Não foi, porém, apenas Aracy Cortes que lançou grandes sambas e sambistas no teatro de revista. Mas, intérpretes de outros sambas alcançaram também sucesso, paralelas a Aracy, ou mesmo depois de a estrela entrar em declínio. Em 1933, por exemplo, quando da montagem de É batata, de Luiz Iglesias e Freire Júnior, da qual a própria estrela era Aracy, estava no palco uma estrela-mirim, apelidada Shirley Temple brasileira, que se chamava Isa Rodrigues. O comediante Oscarito, oriundo dos circos e que já tinha projeção na revista, sua mulher Margot Louro e a atriz Eva Todor dividiam, com a revelação infantil, as preferências do público. Aracy Cortes cantava Mulher, samba do portelense João da Gente, e Isa Rodrigues, que se tornaria grande caricata, arrebatava o público, cantando com Oscarito, de Ary Barroso, No tabuleiro da baiana, que Carmen Miranda acabara de gravar.
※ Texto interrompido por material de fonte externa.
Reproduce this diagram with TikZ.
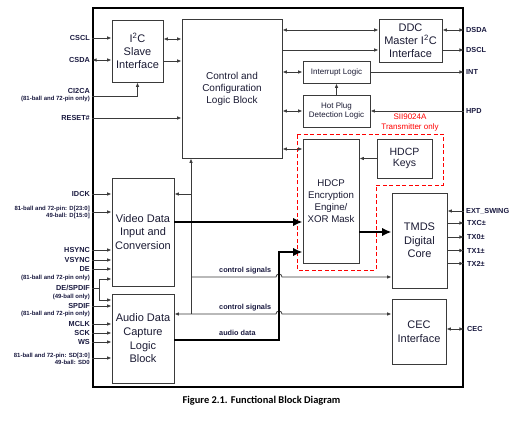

O gênero – designado mais como batuque que samba -, uma apoteose de basilidade, a figura da “baiana” sempre agradando, às vezes a mulher branca fingindo-se de mulata, fora lançado nos palcos por outra sambista de bossa e talento, a bela Deo Maia. Esta sim, mulata autêntica, que por longos anos manteve seu sucesso no teatro de revista, sempre com uma multidão de fãs. Fora do teatro, Deo Maia jamais conseguiu o mesmo êxito.

Ainda por muito tempo, o teatro de revista lançaria sambas e sambistas. As modificações sociais e políticas pelas quais passariam o Brasil não deixariam, porém, de atingi-lo e, ao fim dos anos 50, as coisas já tomavam outros rumos.

No final do ciclo como lançador de sucessos, o teatro de revista tem seu magnífico canto de cisne. No Teatro Carlos Gomes, na revista Branco tu é meu, em janeiro de 1952, Linda Baptista lança, de Lupicínio Rodrigues, o samba Vingança.